MANCHESTER, United Kingdom — A UK court has ruled children are unable to consent to taking drugs to change gender, in a landmark case welcomed by Catholic doctors and a bishop.
Three judges at the High Court in London ruled Dec. 1 that drugs known as puberty blockers must not be given to children under 16 without permission from a court to confirm that such therapies were in the child’s “best interests.”
They said that a court judgment should also be sought if there was any doubt that patients up to the age of 17 years were not fully aware of the consequences.
The 19-page ruling makes doctors who act without such judgments legally liable for expensive clinical negligence claims from former patients.
Bishop Philip Egan of Portsmouth described the judgment as “a ray of common sense.”
“As Christians, we believe that God creates people as male and female,” he said in a Dec. 4 statement sent by email to Catholic News Service. “This is why gender dysphoria is a condition that needs to be addressed first and foremost by spiritual and psychological therapies, with real love and emotional support for the individual concerned, rather than leaping to surgical and hormonal interventions.”
He said: “The primary aim of therapy should not be to help people physically change their sex, but to assure them that they are loving and loveable human beings and to help them find their true identity.”
Dr. Dermot Kearney, president of the Catholic Medical Association, said in a Dec. 4 email to CNS that the ruling acknowledged “there are unknown potential dangers associated with such interventions that may cause lasting damage to children, both in childhood and in later years.”
“People with gender dysphoria need understanding and help,” he said. “There is no evidence, however, that interventions that reinforce or affirm a preferred gender rather than the gender genetically and biologically determined are helpful or indeed safe.
“The evidence suggests that preferred gender-affirming interventions do not reduce levels of depression, substance abuse, self-harm and suicide among those affected by this illness,” Kearney said.
He said the current preferred approach “using pharmacological and highly invasive surgical strategies to deal with a complex psychiatric condition may represent bad medicine.”
The ruling followed a case brought by Keira Bell against London-based Tavistock and Portman NHS Foundation Trust, which runs the UK’s most prominent sex-change service for children, and by the mother of a 15-year-old autistic girl who is on a waiting list for treatment.
Bell, 23, began taking puberty blockers at the age of 16 when she sought to become a man.
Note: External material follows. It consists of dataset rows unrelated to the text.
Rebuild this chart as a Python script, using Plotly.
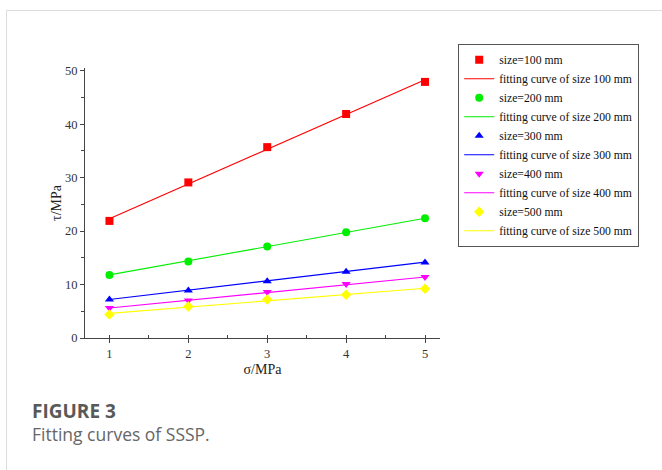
import plotly.graph_objects as go

# ---- data ----
sigma = [1, 2, 3, 4, 5]
sizes = ["100", "200", "300", "400", "500"]
tau_100 = [21.9, 29.1, 35.7, 41.9, 47.9]
tau_200 = [11.8, 14.3, 17.1, 19.8, 22.4]
tau_300 = [7.2, 8.9, 10.6, 12.4, 14.1]
tau_400 = [5.6, 7.0, 8.6, 10.1, 11.4]
tau_500 = [4.4, 5.9, 7.2, 8.1, 9.2]
fit_x = [1, 5]
fit_100 = [22.3, 48.3]
fit_200 = [11.8, 22.4]
fit_300 = [7.2, 14.2]
fit_400 = [5.6, 11.4]
fit_500 = [4.6, 9.3]

colors = ["#ff0000", "#00ee00", "#0000ff", "#ff00ff", "#ffff00"]
symbols = ["square", "circle", "triangle-up", "triangle-down", "diamond"]
tau_all = [tau_100, tau_200, tau_300, tau_400, tau_500]
fit_all = [fit_100, fit_200, fit_300, fit_400, fit_500]

serif = "Liberation Serif, Times New Roman, serif"

fig = go.Figure()
for s, c, sym, t, f in zip(sizes, colors, symbols, tau_all, fit_all):
    fig.add_trace(go.Scatter(
        x=sigma, y=t, mode="markers", name=f"size={s} mm",
        marker=dict(symbol=sym, color=c, size=8, line=dict(width=0)),
    ))
    fig.add_trace(go.Scatter(
        x=fit_x, y=f, mode="lines", name=f"fitting curve of size {s} mm",
        line=dict(color=c, width=1.1),
    ))

L, R, T, B = 85, 440, 68, 338
W, H = 662, 470

def px_x(p):
    return (p - L) / (R - L)

def px_y(p):
    return (B - p) / (B - T)

axis_common = dict(
    showline=True, linecolor="#444", linewidth=1.2, mirror=False,
    showgrid=False, zeroline=False,
    ticks="outside", ticklen=4, tickcolor="#444", tickwidth=1,
    tickfont=dict(family=serif, size=12.5, color="#333"),
)

fig.update_layout(
    width=W, height=H,
    margin=dict(l=L, r=W - R, t=T, b=H - B),
    paper_bgcolor="white", plot_bgcolor="white",
    showlegend=True,
    legend=dict(
        x=px_x(458), y=px_y(44), xanchor="left", yanchor="top",
        font=dict(family=serif, size=11.7, color="#111"),
        bgcolor="rgba(0,0,0,0)", bordercolor="#555", borderwidth=1.2,
        itemwidth=30, tracegroupgap=0,
    ),
    xaxis=dict(
        range=[0.69, 5.19], tickvals=sigma,
        minor=dict(ticks="inside", ticklen=3, tickcolor="#444", dtick=0.5, tick0=0.5),
        title=dict(text="σ/MPa", font=dict(family=serif, size=14, color="#222"), standoff=4),
        **axis_common,
    ),
    yaxis=dict(
        range=[0, 50.5], tickvals=[0, 10, 20, 30, 40, 50],
        minor=dict(ticks="outside", ticklen=3, tickcolor="#444", dtick=5, tick0=5),
        title=dict(text="τ/MPa", font=dict(family=serif, size=14, color="#222"), standoff=0),
        **axis_common,
    ),
    shapes=[
        # card border (left and top)
        dict(type="line", xref="paper", yref="paper",
             x0=px_x(6.5), x1=px_x(6.5), y0=px_y(10.5), y1=px_y(H + 5),
             line=dict(color="#dddddd", width=1)),
        dict(type="line", xref="paper", yref="paper",
             x0=px_x(6.5), x1=px_x(W + 5), y0=px_y(10.5), y1=px_y(10.5),
             line=dict(color="#dddddd", width=1)),
    ],
    annotations=[
        dict(text="<b>FIGURE 3</b>", xref="paper", yref="paper",
             x=px_x(30), y=px_y(411), xanchor="left", yanchor="middle",
             showarrow=False, font=dict(family="Open Sans, sans-serif", size=19, color="#595959")),
        dict(text="Fitting curves of SSSP.", xref="paper", yref="paper",
             x=px_x(30), y=px_y(434), xanchor="left", yanchor="middle",
             showarrow=False, font=dict(family="Open Sans, sans-serif", size=17.5, color="#666")),
    ],
)

fig.write_html("out.html")
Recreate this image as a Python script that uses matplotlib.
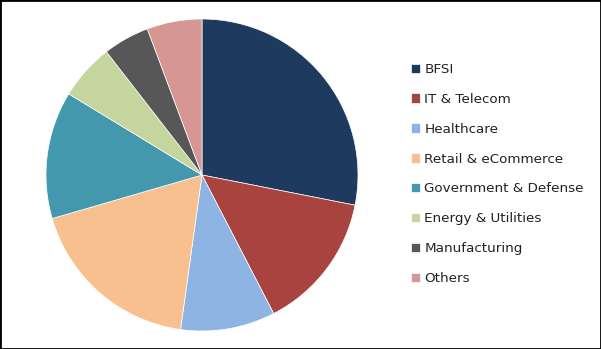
import matplotlib.pyplot as plt
from matplotlib.patches import Rectangle

# Market share by end use
labels = ['BFSI', 'IT & Telecom', 'Healthcare', 'Retail & eCommerce',
          'Government & Defense', 'Energy & Utilities', 'Manufacturing', 'Others']
shares = [28.1, 14.3, 9.8, 18.3, 13.2, 5.8, 4.8, 5.7]
colors = ['#1F3A5F', '#A9433F', '#8EB4E3', '#F9C08F',
          '#4398AE', '#C4D69E', '#575757', '#D69694']

W, H = 601, 349
fig = plt.figure(figsize=(W / 100, H / 100), dpi=100)

# Pie area (square, in pixels)
cx, cy, r = 202, 175, 156
ax = fig.add_axes([(cx - r) / W, (H - cy - r) / H, 2 * r / W, 2 * r / H])
wedges, _ = ax.pie(shares, colors=colors, startangle=90, counterclock=False,
                   radius=1, wedgeprops=dict(edgecolor='white', linewidth=0.5))
ax.set_xlim(-1, 1)
ax.set_ylim(-1, 1)
ax.set_aspect('equal')
ax.axis('off')

# Legend
fig.legend(wedges, labels, loc='center left',
           bbox_to_anchor=(411 / W, 1 - 174 / H), frameon=False,
           fontsize=9.7, handlelength=0.7, handleheight=0.7,
           handletextpad=0.3, labelspacing=1.25, borderpad=0,
           borderaxespad=0, labelcolor='#222222')

# Outer frame
fig.patches.append(Rectangle((0, 0), 1, 1, transform=fig.transFigure,
                             fill=False, edgecolor='black', linewidth=2))

fig.savefig('out.png', dpi=100)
She was injected with testosterone beginning at age 17 and underwent a mastectomy at 20 before she decided to “de-transition,” only to find even the drug therapies had caused irreversible changes.
She argued that she had been unable to fully consent because of her age and alleged that there were insufficient safeguards to protect young people.
In their ruling, the judges said: “It is highly unlikely that a child aged 13 or under would be competent to give consent to the administration of puberty blockers.”
“It is doubtful that a child aged 14 or 15 could understand and weigh the long-term risks and consequences of the administration of puberty blockers.”
The trust has said it is “disappointed” by the judgment and would appeal to the UK Supreme Court to overturn it.
Gay rights groups in the UK have criticized the ruling, as well as Amnesty International and Liberty, a civil rights group.
“Young trans people should not have their access to health care restricted simply because they are trans,” Amnesty and Liberty said in a joint statement posted online Dec. 3.
“There must be no further curbs to the bodily autonomy and determination of any young person, particularly young trans people and anyone who wants to access gender-specific health care,” they said.
Paul Conrathe, Bell’s lawyer, said in a Dec. 3 statement that his client would “vigorously defend” any appeal.